With a Nobel Prize, a Pulitzer, an Academy Award, and 10 Grammy Awards to his name, Bob Dylan is already one of the most decorated musicians in history.
Now, the legendary bard has received an honorary doctorate from the Berklee College of Music in recognition of his “extraordinary influence on modern music” as well as his “lifelong commitment to creative exploration.”
Incredibly, this marks the first time Dylan has been bestowed with such an honor by an American college or university since 1970.
“Bob Dylan has spent a lifetime learning, absorbing, and transforming every American song tradition, and Berklee strives to teach all the music that Dylan loves,” said Matt Glaser, artistic director of Berklee’s American Roots Music Program.
“His deep immersion in African American blues parallels much of Berklee’s curriculum, which is rooted in the distinctly American variants of the music of the African diaspora.”
“Thank you, Berklee College of Music, for bestowing on me this prestigious honor.

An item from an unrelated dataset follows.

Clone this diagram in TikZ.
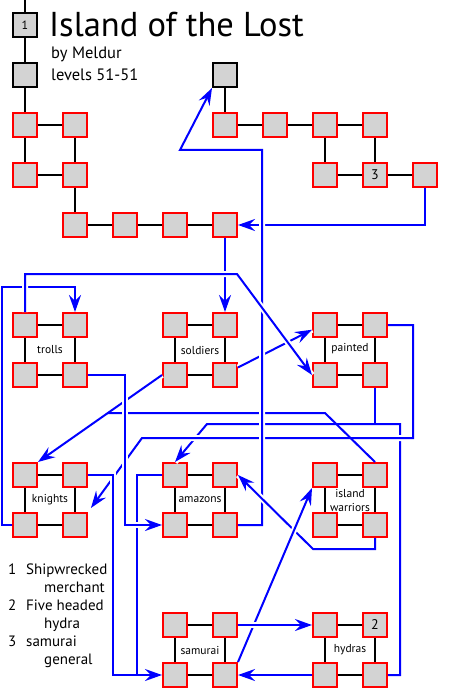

What a pleasant surprise,” Dylan commented in his own statement. “Who knows what path my career might have taken if I’d been fortunate enough to learn from some of the great musicians who taught at Berklee. It’s something to think about.”
Previous Berklee honorary doctorate recipients include Duke Ellington, Aretha Franklin, Quincy Jones, Joni Mitchell, B.B. King, Ringo Starr, Roberta Flack, A. R. Rahman, and Loretta Lynn.